In den politischen Bekenntnissen Max Webers klingt Paretos Zirkulation der Eliten an, aber auch der Einfluß Jakob Burckhardts und Friedrich Nietzsches ist spürbar. Webers pessimistische Zukunftsvisionen erinnern an Oswald Spenglers „Untergang des Abendlandes“. Noch kurz vor seinem Tode führte er in München mit diesem „Untergangsapostel“ eine öffentliche Diskussion ab, bei welcher Weber die Zukunft noch düsterer malte als Spengler. Er sah ein Zeitalter „zunehmender Unfreiheit, neuer Hörigkeiten, der Staatsallmacht und des Bürokratismus“ heraufkommen, das schließlich in Materialismus und Barbarei versinken werde.
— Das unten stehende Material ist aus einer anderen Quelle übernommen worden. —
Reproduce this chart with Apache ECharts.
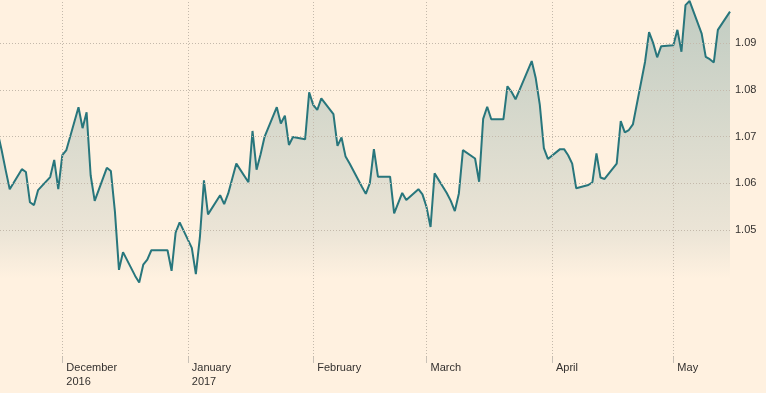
<!DOCTYPE html>
<html>
<head>
<meta charset="utf-8">
<script src="https://cdn.jsdelivr.net/npm/echarts@6/dist/echarts.min.js"></script>
<style>
html,body{margin:0;padding:0;background:#fff1e0;}
#chart{width:766px;height:393px;}
</style>
</head>
<body>
<div id="chart"></div>
<script>
// ---- data (daily closes) ----
const dates = [
'2016-11-15','2016-11-16','2016-11-17','2016-11-18',
'2016-11-21','2016-11-22','2016-11-23','2016-11-24','2016-11-25',
'2016-11-28','2016-11-29','2016-11-30','2016-12-01','2016-12-02',
'2016-12-05','2016-12-06','2016-12-07','2016-12-08','2016-12-09',
'2016-12-12','2016-12-13','2016-12-14','2016-12-15','2016-12-16',
'2016-12-19','2016-12-20','2016-12-21','2016-12-22','2016-12-23',
'2016-12-26','2016-12-27','2016-12-28','2016-12-29','2016-12-30',
'2017-01-02','2017-01-03','2017-01-04','2017-01-05','2017-01-06',
'2017-01-09','2017-01-10','2017-01-11','2017-01-12','2017-01-13',
'2017-01-16','2017-01-17','2017-01-18','2017-01-19','2017-01-20',
'2017-01-23','2017-01-24','2017-01-25','2017-01-26','2017-01-27',
'2017-01-30','2017-01-31','2017-02-01','2017-02-02','2017-02-03',
'2017-02-06','2017-02-07','2017-02-08','2017-02-09','2017-02-10',
'2017-02-13','2017-02-14','2017-02-15','2017-02-16','2017-02-17',
'2017-02-20','2017-02-21','2017-02-22','2017-02-23','2017-02-24',
'2017-02-27','2017-02-28','2017-03-01','2017-03-02','2017-03-03',
'2017-03-06','2017-03-07','2017-03-08','2017-03-09','2017-03-10',
'2017-03-13','2017-03-14','2017-03-15','2017-03-16','2017-03-17',
'2017-03-20','2017-03-21','2017-03-22','2017-03-23','2017-03-24',
'2017-03-27','2017-03-28','2017-03-29','2017-03-30','2017-03-31',
'2017-04-03','2017-04-04','2017-04-05','2017-04-06','2017-04-07',
'2017-04-10','2017-04-11','2017-04-12','2017-04-13','2017-04-14',
'2017-04-17','2017-04-18','2017-04-19','2017-04-20','2017-04-21',
'2017-04-24','2017-04-25','2017-04-26','2017-04-27','2017-04-28',
'2017-05-01','2017-05-02','2017-05-03','2017-05-04','2017-05-05',
'2017-05-08','2017-05-09','2017-05-10','2017-05-11','2017-05-12',
'2017-05-15'
];
const values = [
1.0710,1.0671,1.0628,1.0587,
1.0630,1.0624,1.0559,1.0553,1.0585,
1.0613,1.0650,1.0587,1.0660,1.0671,
1.0763,1.0718,1.0752,1.0617,1.0562,
1.0633,1.0626,1.0539,1.0414,1.0452,
1.0401,1.0387,1.0425,1.0436,1.0456,
1.0456,1.0456,1.0412,1.0494,1.0516,
1.0461,1.0405,1.0484,1.0606,1.0533,
1.0574,1.0555,1.0578,1.0610,1.0642,
1.0602,1.0712,1.0629,1.0662,1.0700,
1.0763,1.0728,1.0745,1.0682,1.0699,
1.0694,1.0795,1.0768,1.0757,1.0782,
1.0748,1.0680,1.0698,1.0657,1.0642,
1.0593,1.0577,1.0600,1.0673,1.0614,
1.0614,1.0535,1.0557,1.0579,1.0564,
1.0587,1.0576,1.0549,1.0506,1.0621,
1.0579,1.0562,1.0540,1.0578,1.0671,
1.0653,1.0603,1.0738,1.0764,1.0737,
1.0737,1.0808,1.0796,1.0780,1.0800,
1.0862,1.0825,1.0768,1.0675,1.0652,
1.0673,1.0673,1.0660,1.0642,1.0589,
1.0596,1.0602,1.0664,1.0612,1.0609,
1.0642,1.0733,1.0709,1.0714,1.0726,
1.0860,1.0924,1.0901,1.0870,1.0894,
1.0896,1.0929,1.0882,1.0982,1.0991,
1.0921,1.0871,1.0866,1.0859,1.0929,
1.0968
];
const monthStarts = ['2016-12-01','2017-01-01','2017-02-01','2017-03-01','2017-04-01','2017-05-01'];
const monthLabels = ['December\n2016','January\n2017','February','March','April','May'];
const yTicks = [1.05,1.06,1.07,1.08,1.09];
const xStart = '2016-11-15 14:24';
const xEnd = '2017-05-15';
const yMin = 1.0227, yMax = 1.0993;

// ---- helpers ----
function ts(s){
  const parts = s.split(' ');
  const [y,m,d] = parts[0].split('-').map(Number);
  let hh = 0, mm = 0;
  if (parts[1]) { [hh,mm] = parts[1].split(':').map(Number); }
  return new Date(y, m-1, d, hh, mm).getTime();
}
const monthTs = monthStarts.map(ts);
const seriesData = dates.map((d,i)=>[ts(d), values[i]]);
const gridColor = '#c4b9ab';
const textColor = '#33302e';
const font = '"Liberation Sans", Arial, sans-serif';

const chart = echarts.init(document.getElementById('chart'), null, {renderer:'canvas'});
chart.setOption({
  animation:false,
  backgroundColor:'#fff1e0',
  grid:{left:0, right:36, top:0, bottom:36, containLabel:false},
  xAxis:{
    type:'time',
    min: ts(xStart), max: ts(xEnd),
    splitNumber:6,
    maxInterval: 31*24*3600*1000,
    minInterval: 28*24*3600*1000,
    axisLine:{show:false},
    axisTick:{show:true, length:6, lineStyle:{color:'#c9c1b6', width:1}},
    splitLine:{show:false},
    axisLabel:{
      margin:4,
      align:'left',
      verticalAlign:'top',
      padding:[0,0,0,4],
      color:textColor,
      fontFamily:font,
      fontSize:11,
      lineHeight:14,
      hideOverlap:false,
      formatter:function(v){
        const i = monthTs.indexOf(v);
        return i >= 0 ? monthLabels[i] : '';
      }
    }
  },
  yAxis:{
    type:'value',
    position:'right',
    min:yMin, max:yMax,
    splitNumber:8,
    axisLine:{show:false},
    axisTick:{show:false},
    splitLine:{show:false},
    axisLabel:{
      margin:5,
      color:textColor,
      fontFamily:font,
      fontSize:11,
      showMinLabel:false,
      showMaxLabel:false,
      formatter:function(v){
        for (const t of yTicks) { if (Math.abs(v - t) < 1e-6) return t.toFixed(2); }
        return '';
      }
    }
  },
  series:[{
    type:'line',
    data:seriesData,
    symbol:'none',
    showSymbol:false,
    clip:true,
    lineStyle:{color:'#28767c', width:2},
    areaStyle:{
      origin:'start',
      color:new echarts.graphic.LinearGradient(0,0,0,1,[
        {offset:0, color:'#a6bcb5'},
        {offset:0.5, color:'#d5d7cb'},
        {offset:0.65, color:'#e3dfd2'},
        {offset:0.78, color:'#fff1e0'},
        {offset:1, color:'#fff1e0'}
      ])
    },
    markLine:{
      silent:true,
      symbol:['none','none'],
      label:{show:false},
      animation:false,
      lineStyle:{type:[1,2], color:gridColor, width:1},
      emphasis:{disabled:true},
      data:[
        ...monthTs.map(t=>({xAxis:t})),
        ...yTicks.map(v=>({yAxis:v}))
      ]
    }
  }]
});
</script>
</body>
</html>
Weber versuchte, einer untergangsreifen Welt noch einmal neue Lebensimpulse zu geben. Immer wieder erwog er auch, aktiv in die Politik zu gehen, aber eine innere Stimme warnte ihn vor diesem Schritt. Ernst Troeltsch, einer seiner treuesten Freunde, meinte: Ein Glück für Weber persönlich, aber auch für die Politik, daß dieser Wunschtraum unerfüllt blieb.

In einem inneren Zwiespalt hat das Unbeständige in Webers politischen Anschauungen seine Wurzel. Halb Traditionalist, halb Progressist, verkündet Weber prophetisch den Anbruch eines „Zeitalters der Mechanisierung, der Zerstörung des Individuums, der konformistischen Massengesellschaft. Das Ziel wird ein sehr spießbürgerliches Wohlstandsglück sein, bestehend aus einigen Apparaten, Komfortgütern und Prestigebesitz“. Die Menschen werden zu Gefangenen einer von ihnen selbst geschaffenen technischen Welt. Es wird ein „Kapitalismus konsumgieriger Kleinstbürger“ sein, und nicht mehr ein Kapitalismus wagemutiger, aber persönlich puritanisch lebender Unternehmer.

Gewiß ist diese Vision Max Webers heute, 46 Jahre nach seinem Tode, in manchen Punkten Wirklichkeit geworden, aber nicht in dem düsteren Sinn, den er ihr beigab. Wie stets, wenn die Geschichte neue Gesellschaftsformen und Systeme hervorbringt, werden manche Fragen gemeistert, mit denen die Generation vorher nicht fertig wurde, andere tauchen auf, von denen die Älteren noch nichts ahnen konnten. Wir leben heute besser (sagen wir: komfortabler) und sorgloser als die Generation der Jahrhundertwende, aber auch geistig bescheidener als jene Zeit voll innerer Spannungen. Deshalb aber ein pessimistisches Werturteil zu fällen, widerspräche dem Gebot der Weberschen Soziologie, der Wertfreiheit. Vielleicht liegt in diesem Pessimismus Max Webers der Hauptgrund, weshalb sich unser Denken von seiner Gedankenwelt so weit entfernt hat, daß von ihm nicht viel mehr als der klingende Name geblieben ist, dessen Gedenken zu feiern man sich verpflichtet fühlt.